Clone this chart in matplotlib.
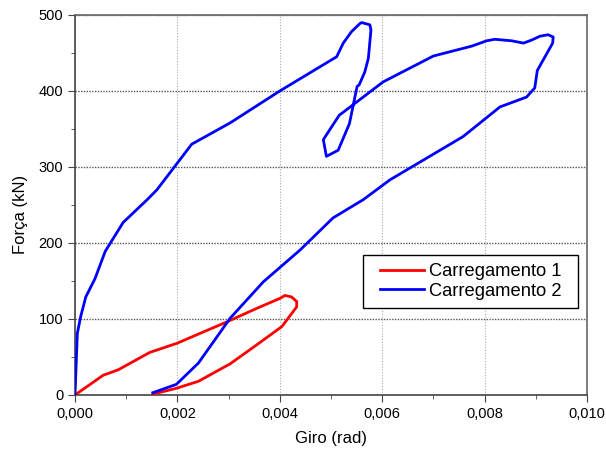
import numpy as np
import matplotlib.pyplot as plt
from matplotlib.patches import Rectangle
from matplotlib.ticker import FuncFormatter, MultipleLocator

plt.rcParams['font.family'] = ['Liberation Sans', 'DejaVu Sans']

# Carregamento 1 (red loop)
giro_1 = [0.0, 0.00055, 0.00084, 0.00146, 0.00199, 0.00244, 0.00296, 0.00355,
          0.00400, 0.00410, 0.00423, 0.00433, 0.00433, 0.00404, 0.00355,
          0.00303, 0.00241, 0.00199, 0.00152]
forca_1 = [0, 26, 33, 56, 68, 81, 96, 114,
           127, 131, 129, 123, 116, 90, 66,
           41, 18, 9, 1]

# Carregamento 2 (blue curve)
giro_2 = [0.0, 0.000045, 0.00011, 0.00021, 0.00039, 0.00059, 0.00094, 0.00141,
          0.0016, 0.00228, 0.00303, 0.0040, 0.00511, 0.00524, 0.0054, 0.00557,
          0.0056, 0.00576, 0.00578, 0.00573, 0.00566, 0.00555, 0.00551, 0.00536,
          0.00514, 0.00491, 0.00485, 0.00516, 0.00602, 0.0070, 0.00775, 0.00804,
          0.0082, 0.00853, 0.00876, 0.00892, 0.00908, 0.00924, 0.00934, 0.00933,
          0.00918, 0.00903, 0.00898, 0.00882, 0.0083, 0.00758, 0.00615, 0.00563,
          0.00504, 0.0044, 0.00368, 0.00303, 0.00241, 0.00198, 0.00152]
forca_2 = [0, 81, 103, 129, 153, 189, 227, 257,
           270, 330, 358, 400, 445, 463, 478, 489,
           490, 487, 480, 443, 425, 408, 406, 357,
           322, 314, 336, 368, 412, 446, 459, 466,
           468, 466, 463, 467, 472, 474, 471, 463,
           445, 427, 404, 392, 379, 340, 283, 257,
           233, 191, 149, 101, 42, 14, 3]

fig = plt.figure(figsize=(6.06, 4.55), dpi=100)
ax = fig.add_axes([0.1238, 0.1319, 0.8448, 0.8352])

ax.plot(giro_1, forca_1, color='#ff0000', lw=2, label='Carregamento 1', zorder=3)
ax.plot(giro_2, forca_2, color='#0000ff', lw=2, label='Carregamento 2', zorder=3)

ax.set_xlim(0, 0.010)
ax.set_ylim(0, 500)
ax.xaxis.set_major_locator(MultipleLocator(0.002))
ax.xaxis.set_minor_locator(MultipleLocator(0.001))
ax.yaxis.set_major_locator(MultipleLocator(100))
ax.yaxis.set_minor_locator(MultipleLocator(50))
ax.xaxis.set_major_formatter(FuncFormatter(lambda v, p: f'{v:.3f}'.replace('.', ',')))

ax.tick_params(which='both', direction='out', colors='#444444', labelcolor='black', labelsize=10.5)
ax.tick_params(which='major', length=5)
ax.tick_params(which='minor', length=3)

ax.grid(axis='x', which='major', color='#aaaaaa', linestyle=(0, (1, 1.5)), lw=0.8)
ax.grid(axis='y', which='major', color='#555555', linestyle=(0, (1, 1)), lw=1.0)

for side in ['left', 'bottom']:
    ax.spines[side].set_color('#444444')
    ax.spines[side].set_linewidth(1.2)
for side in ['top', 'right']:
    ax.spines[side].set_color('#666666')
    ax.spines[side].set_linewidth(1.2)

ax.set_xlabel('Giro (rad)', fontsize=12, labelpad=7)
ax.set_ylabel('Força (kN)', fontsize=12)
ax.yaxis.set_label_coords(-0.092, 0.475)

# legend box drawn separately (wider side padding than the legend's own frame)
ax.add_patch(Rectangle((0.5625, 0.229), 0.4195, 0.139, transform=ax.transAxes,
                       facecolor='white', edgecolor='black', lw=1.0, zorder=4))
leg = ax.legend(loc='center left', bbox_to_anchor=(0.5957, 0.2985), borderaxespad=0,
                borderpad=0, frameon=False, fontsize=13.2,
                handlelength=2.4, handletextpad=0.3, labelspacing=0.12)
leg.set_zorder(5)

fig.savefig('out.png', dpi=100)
● ● ●
Problem statement: Omitting all pictures, restate exactly the lines of the material from its start through the line that contains "41, 18, 9, 1]".

Task answer:
Clone this chart in matplotlib.
import numpy as np
import matplotlib.pyplot as plt
from matplotlib.patches import Rectangle
from matplotlib.ticker import FuncFormatter, MultipleLocator

plt.rcParams['font.family'] = ['Liberation Sans', 'DejaVu Sans']

# Carregamento 1 (red loop)
giro_1 = [0.0, 0.00055, 0.00084, 0.00146, 0.00199, 0.00244, 0.00296, 0.00355,
          0.00400, 0.00410, 0.00423, 0.00433, 0.00433, 0.00404, 0.00355,
          0.00303, 0.00241, 0.00199, 0.00152]
forca_1 = [0, 26, 33, 56, 68, 81, 96, 114,
           127, 131, 129, 123, 116, 90, 66,
           41, 18, 9, 1]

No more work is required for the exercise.